At Yes Minister we have been meeting and speaking with a large number of individuals and organisations. We have come up with what we think is a viable solution to sustaining delivery, supporting quality provision whilst facilitating a proactive mix of new and existing providers into the sector. We propose that DWP should;

  • Establish a performance threshold based on a league table of provider performance over the last few years. Providers who achieve the median threshold plus – say – 5% should form a new category of provider called ‘Threshold Providers’.
  • The threshold could be based on an amalgamation of performance offers and historic delivery.
  • These ‘Threshold Providers’ should automatically retain contracts if they are already delivering within a Lot or they should have preferred status for delivery in Lots with similar demographics.
  • PRIMES should be placed under an obligation – subject to due diligence and verification etc.. to enter into contract with these ‘Threshold Providers’.
  • Even if a new PRIME takes over a lot this principle should still apply until such time as the providers performance dips below the agreed threshold for 2 quarters or by more than 15%,
  • The introduction of ‘Threshold Providers’ will mitigate losses for those good performers who are already delivering and have invested in areas and it will provide an opportunity for continuity and for them to embed and improve their performance.

PRIMES may not like this, however if PRIMES are committed – and they all say that they are – to working with the best then this should facilitate that process whilst enhancing DWP’s Stewardship role!!


  1. The idea of ‘Threshold Providers’ is interesting with some obvious benefits. HOWEVER – there are some fundamental failings that likely make the idea unworkable.

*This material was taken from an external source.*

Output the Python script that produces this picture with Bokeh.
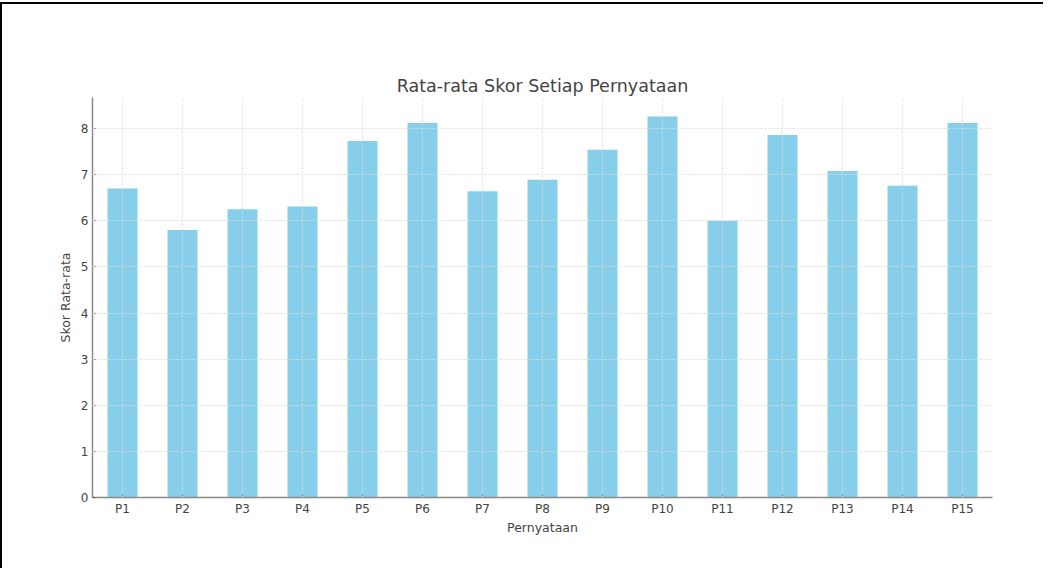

    I’m unsure how you could / would mandate that a Prime takes on particular providers. Primes will already have established their own supplier networks and have agreements in principle. These agreements will likely contain details of the rates that Primes will pay to providers (can’t just assume they are the same as DWP. There will be numerous differences). For some services a Prime may accept paying a premium for a partiular speciality service, for some there may have been agreements for Primes to provide financing (banking type facilities) – all of these variable will have been negotiated and Primes will have taken the financing and risk profiles to their Boards for approval. To then impose Threshold Providers potentially means Primes being forced to accept completely different financing agreements and terms – none of which their Directors have had a view of. It is hard to imagine this being acceptable and if it were forced it would be diffiocult to speculate just how much risk contingency would end up being added.

    • Hi Richard, yes indeed; your observations are correct.

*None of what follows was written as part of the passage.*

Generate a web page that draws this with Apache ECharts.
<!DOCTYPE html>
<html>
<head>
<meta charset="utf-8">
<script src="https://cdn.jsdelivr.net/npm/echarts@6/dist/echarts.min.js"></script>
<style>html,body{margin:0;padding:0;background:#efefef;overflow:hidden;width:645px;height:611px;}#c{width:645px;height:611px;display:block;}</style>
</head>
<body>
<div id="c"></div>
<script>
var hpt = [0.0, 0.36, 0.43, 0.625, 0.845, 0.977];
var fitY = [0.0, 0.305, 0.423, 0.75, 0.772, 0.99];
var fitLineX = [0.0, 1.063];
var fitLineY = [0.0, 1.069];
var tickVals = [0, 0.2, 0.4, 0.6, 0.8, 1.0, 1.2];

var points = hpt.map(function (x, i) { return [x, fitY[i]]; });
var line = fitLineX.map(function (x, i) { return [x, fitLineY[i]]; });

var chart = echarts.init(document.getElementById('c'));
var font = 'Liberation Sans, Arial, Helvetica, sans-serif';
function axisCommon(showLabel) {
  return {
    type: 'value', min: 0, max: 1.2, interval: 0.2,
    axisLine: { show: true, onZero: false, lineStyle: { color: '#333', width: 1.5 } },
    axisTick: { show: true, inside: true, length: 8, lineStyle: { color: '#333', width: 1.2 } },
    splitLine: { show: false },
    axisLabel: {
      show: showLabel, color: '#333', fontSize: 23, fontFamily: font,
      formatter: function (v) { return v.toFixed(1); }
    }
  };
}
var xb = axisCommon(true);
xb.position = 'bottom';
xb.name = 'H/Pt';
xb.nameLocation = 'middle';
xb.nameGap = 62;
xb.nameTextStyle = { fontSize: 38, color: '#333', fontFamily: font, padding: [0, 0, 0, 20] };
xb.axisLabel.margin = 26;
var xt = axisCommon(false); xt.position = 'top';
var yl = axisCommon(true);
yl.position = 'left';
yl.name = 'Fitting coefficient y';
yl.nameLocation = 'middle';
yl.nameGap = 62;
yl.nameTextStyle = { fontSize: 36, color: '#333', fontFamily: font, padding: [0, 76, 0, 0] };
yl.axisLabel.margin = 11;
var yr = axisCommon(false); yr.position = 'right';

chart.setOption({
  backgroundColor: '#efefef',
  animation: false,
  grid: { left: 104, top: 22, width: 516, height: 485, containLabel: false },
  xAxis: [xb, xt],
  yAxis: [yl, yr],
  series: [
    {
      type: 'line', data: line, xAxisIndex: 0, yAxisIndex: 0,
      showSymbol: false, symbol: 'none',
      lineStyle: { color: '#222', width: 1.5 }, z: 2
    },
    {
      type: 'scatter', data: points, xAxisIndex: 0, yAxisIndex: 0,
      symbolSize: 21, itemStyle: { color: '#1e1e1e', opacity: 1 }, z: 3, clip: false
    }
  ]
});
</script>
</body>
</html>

      My first response is that our proposal for ‘Threshold Providers’ is not the panacea and whilst there maybe/are aspects within it that needs reconciling it is a significant step forward.
      ‘Threshold Providers’ clearly addresses some of the fundamental issues affecting the sector and it bridges the gap between a purely outcomes approach which speculates on who will be the best providers going forward with a model which embraces this approach whilst also capturing good practice and ensuring sustainability. The introduction of Threshold Providers;

      – does not dissuade new innovative & financially robust providers participating,
      – it supports existing high performing providers who do not have the financial clout,
      – it builds on historical knowledge and experience whilst still rewarding good performance,
      – it lays the groundwork for capacity building and inevitably allows for the pooling of third sector funding and European Structural & Convergence funding.

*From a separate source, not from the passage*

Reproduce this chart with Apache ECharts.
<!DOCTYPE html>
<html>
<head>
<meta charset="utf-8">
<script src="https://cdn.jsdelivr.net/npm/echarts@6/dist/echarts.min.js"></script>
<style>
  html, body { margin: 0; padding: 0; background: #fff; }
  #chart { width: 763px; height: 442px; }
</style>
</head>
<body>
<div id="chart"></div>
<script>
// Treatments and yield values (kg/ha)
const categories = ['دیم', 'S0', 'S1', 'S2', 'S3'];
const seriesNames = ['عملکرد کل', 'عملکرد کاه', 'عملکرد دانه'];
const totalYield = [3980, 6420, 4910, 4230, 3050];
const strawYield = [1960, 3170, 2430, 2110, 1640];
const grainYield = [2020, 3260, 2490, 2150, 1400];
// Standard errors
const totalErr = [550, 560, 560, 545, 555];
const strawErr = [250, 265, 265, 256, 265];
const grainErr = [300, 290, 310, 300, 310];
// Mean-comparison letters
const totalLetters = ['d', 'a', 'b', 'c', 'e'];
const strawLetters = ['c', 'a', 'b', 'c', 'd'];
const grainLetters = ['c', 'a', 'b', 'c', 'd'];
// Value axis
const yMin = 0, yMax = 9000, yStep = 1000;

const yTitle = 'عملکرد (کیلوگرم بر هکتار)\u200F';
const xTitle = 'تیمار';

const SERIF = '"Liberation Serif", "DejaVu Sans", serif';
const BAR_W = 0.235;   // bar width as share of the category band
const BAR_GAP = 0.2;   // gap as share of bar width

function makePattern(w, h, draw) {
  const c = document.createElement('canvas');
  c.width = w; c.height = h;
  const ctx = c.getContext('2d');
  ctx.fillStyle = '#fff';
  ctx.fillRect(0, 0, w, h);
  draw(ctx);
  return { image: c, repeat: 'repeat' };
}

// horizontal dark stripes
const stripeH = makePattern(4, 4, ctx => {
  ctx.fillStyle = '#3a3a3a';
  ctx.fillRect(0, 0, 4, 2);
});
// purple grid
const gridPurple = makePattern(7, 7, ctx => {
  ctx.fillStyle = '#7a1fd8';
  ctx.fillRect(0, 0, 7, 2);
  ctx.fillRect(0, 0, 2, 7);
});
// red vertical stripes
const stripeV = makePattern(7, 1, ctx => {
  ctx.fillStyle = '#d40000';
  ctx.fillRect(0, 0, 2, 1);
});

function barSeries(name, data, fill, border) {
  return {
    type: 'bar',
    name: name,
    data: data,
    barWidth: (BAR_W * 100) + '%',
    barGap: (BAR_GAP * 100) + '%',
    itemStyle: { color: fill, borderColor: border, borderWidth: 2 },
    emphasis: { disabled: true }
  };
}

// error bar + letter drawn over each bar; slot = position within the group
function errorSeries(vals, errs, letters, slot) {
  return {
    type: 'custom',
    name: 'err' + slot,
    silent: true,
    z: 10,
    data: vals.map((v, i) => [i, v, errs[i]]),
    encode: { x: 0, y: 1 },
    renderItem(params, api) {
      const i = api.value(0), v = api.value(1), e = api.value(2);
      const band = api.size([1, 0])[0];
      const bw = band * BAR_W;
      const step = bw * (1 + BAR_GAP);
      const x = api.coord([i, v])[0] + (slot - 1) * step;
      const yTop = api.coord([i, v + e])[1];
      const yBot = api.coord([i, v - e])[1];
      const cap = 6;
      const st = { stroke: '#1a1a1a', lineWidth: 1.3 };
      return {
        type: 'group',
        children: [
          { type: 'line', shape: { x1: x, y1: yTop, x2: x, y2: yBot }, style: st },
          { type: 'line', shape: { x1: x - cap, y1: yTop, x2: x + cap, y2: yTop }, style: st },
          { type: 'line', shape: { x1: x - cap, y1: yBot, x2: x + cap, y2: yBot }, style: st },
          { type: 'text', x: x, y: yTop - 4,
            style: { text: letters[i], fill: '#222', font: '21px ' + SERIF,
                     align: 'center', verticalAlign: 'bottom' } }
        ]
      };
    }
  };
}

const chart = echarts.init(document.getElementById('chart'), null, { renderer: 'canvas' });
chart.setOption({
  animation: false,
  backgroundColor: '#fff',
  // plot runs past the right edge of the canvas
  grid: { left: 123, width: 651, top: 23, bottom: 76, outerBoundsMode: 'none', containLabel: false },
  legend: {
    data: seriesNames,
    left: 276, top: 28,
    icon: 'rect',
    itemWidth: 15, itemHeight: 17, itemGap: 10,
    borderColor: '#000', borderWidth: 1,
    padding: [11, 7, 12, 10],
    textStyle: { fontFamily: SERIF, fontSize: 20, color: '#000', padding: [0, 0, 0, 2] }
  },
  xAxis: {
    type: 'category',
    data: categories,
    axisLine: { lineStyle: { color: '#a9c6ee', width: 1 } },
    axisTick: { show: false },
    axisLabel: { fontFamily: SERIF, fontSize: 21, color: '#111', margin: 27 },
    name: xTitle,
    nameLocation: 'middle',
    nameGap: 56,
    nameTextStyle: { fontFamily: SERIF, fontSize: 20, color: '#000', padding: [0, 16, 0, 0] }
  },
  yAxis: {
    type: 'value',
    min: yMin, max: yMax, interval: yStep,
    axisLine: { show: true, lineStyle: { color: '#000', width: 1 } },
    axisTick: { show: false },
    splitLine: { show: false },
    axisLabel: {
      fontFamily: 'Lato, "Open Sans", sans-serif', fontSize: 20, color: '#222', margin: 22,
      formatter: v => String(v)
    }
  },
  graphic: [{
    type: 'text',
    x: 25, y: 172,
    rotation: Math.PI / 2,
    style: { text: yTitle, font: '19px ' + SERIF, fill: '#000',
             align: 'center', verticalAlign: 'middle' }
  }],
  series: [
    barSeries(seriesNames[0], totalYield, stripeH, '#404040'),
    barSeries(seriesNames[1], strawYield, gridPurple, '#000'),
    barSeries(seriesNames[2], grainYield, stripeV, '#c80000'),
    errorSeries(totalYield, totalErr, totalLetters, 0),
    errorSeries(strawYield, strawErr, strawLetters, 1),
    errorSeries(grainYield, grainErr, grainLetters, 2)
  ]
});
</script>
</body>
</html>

      Let me however address your point more directly.

      What is clear is that whilst negotiations and discussions between PRIMEs and their supply chains have been ongoing, the decision by the Coalition government to terminate a sleuth of existing programmes and to put FND1 on notice means that all prior deals are now subject to change; i.e the previous arrangements can no longer apply.

      Going forward, all PRIMES will need to negotiate and renegotiate terms based on the fact that the previous programmes they were discussing no longer exist and that it is highly likely that the specifics and the details of the new Work Programme will be very different.

      WE now have a CLEAN SLATE…….It is for this reason that ‘Threshold Provision’ properly aligned to PRIME – or SUPER PRIME – provision is an innovative and workable solution.

      Later this week I will be outlining further specific thoughts around unit costs, and discussing what outcome payments really mean.

      • Dr Millen

        My point was more about the supply chains and negotiations that would take place as part of the Work Programme tender.

        I don’t believe that DWP will be able to tell all the Primes exactly what suppliers and terms they would inherit should they be successful with the WP tender.

        How can Primes factor in the associated risk and cash requirements for a supply chain that they have not negotiated and agreed but will potentially be compelled to accept ?

        The really big concern is the cash flow requirements – which will vary considerably between the supplier base with large organisations / charities potentially able to provide most / all of the upfront cash flow requirements and some smaller niche players unable to provide very much at all. You can not have a procurment that may ultimately compel Primes to accept a supplier network with potentially onerous financing requirements. Primes may find themselves simply unable to take the business on and may end up in breach of banking covenants.

        Perhaps if DWP could negotiate with all of the Threshold Providers to be able to detail cash fow requirements, prices (reflecting MSF’s for Primes) and be able to be clear how the framework will work within a Lot, such that Primes could understand who they would ultimately be compelled to work with versus who they need to include in their own supplier network within their bids…. Needless to say that DWP are unlikely to want to take on a role anything like this – not least because it would be unworkable and miss the point.

        Per previous – I like some of the benefits but fear the approach simply cannot work.

      • You are right when you say…
        “You can not have a procurement that may ultimately compel Primes to accept a supplier network with potentially onerous financing requirements. Primes may find themselves simply unable to take the business on and may end up in breach of banking covenants”

        However, due Diligence would still apply; Threshold Providers would still need to demonstrate that – in addition to their performance – they had the wherewith-all to not only deliver but that they were viable; they would need to demonstrate financial robustness.

        Also the status of ‘Threshold Provider’ would apply to those already delivering (successfully to the Threshold) in an area/Lot. Therefore the presumption would be around working with what works – within specific performance margins- and enfranchising the third sector and SME providers as opposed to the emphasis being the other way.

        There are indeed challenges, I can only hope that DWP is open to discussing and developing this idea further.


  2. What has happened to the concept of blackbox procurement?

    • Hi Stephen the ‘Black Box’ remains intact. The proposal I have suggested moves away from a wholly Laissez-faire approach to one where a), DWP fulfills it’s ‘Stewardship’ role and b), providers and the department collaboratively build on their extensive knowledge and data to ensure that what works – based on the threshold – is supported and where possible replicated.

      Primes will be free to make representation to DWP where they wish to adopt a different approach/provider: however the presumption must be that where a provider has achieved the Threshold -within specific areas, zones, wards, neighbourhoods etc.. – and can demonstrate appropriate scaling up then it must be worthy of delivery.